## SUPPLIED DATA
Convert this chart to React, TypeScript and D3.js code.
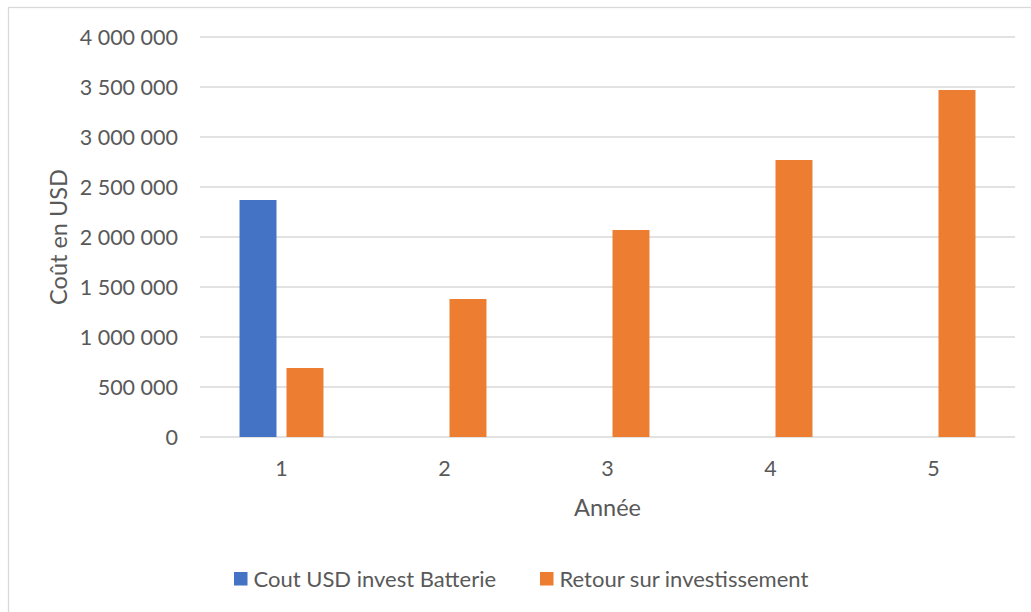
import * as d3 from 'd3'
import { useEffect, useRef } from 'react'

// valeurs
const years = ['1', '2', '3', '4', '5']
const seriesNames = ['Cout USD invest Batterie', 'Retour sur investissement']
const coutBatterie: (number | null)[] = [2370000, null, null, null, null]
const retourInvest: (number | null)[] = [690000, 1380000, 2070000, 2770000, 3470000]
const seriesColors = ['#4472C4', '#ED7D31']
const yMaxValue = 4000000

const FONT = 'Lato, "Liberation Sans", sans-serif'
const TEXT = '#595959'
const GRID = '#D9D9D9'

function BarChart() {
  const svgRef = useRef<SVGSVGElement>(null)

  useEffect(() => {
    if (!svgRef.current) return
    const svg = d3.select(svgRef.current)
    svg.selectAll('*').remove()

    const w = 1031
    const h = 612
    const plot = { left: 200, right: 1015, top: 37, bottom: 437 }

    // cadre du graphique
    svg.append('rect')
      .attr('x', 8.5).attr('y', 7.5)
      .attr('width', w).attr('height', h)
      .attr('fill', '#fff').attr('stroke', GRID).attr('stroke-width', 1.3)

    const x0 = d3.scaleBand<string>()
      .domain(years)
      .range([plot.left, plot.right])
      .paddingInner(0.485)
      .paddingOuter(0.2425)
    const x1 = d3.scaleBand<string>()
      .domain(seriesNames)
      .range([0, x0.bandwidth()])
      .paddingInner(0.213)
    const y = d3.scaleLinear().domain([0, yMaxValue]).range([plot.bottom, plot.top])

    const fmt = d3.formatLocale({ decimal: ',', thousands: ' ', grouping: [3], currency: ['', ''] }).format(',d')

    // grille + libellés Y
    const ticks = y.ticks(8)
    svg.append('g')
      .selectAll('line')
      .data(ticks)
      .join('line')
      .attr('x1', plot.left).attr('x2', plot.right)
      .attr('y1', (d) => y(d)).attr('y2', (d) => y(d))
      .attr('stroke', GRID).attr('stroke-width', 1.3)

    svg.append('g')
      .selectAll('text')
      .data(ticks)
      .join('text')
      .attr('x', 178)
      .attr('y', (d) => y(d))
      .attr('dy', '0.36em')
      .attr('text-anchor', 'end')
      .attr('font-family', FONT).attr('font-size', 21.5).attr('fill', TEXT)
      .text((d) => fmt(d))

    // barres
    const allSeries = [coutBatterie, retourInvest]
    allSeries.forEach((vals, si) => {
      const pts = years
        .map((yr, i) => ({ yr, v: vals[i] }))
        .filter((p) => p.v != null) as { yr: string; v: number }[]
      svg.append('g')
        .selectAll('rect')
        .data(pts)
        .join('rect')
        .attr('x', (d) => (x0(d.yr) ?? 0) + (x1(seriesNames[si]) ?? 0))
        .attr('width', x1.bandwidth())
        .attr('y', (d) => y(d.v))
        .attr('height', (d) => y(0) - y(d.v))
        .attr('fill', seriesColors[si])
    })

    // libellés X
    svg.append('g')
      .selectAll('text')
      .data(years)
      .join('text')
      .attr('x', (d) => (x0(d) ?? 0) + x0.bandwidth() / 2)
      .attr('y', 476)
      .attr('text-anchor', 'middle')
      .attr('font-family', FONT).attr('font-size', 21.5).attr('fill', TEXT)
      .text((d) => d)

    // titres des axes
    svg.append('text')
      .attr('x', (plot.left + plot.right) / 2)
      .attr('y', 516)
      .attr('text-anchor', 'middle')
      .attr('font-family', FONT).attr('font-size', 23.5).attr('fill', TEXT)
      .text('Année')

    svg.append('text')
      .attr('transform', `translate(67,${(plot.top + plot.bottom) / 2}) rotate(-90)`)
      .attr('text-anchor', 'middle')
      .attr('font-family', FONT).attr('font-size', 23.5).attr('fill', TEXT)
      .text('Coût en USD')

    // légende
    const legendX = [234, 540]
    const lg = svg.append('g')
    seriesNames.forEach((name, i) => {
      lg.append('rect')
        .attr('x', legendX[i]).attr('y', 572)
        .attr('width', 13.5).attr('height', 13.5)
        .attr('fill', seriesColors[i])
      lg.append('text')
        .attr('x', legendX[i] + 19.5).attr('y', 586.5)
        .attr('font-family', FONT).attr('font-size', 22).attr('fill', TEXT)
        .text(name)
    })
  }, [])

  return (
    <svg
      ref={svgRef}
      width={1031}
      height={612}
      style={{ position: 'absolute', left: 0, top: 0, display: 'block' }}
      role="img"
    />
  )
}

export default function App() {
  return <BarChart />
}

## GIVEN INSTRUCTION
Up to and including the line with "37, bottom: 437", copy the data above from its first line. Skip pictures.

## ANSWER BELOW
Convert this chart to React, TypeScript and D3.js code.
import * as d3 from 'd3'
import { useEffect, useRef } from 'react'

// valeurs
const years = ['1', '2', '3', '4', '5']
const seriesNames = ['Cout USD invest Batterie', 'Retour sur investissement']
const coutBatterie: (number | null)[] = [2370000, null, null, null, null]
const retourInvest: (number | null)[] = [690000, 1380000, 2070000, 2770000, 3470000]
const seriesColors = ['#4472C4', '#ED7D31']
const yMaxValue = 4000000

const FONT = 'Lato, "Liberation Sans", sans-serif'
const TEXT = '#595959'
const GRID = '#D9D9D9'

function BarChart() {
  const svgRef = useRef<SVGSVGElement>(null)

  useEffect(() => {
    if (!svgRef.current) return
    const svg = d3.select(svgRef.current)
    svg.selectAll('*').remove()

    const w = 1031
    const h = 612
    const plot = { left: 200, right: 1015, top: 37, bottom: 437 }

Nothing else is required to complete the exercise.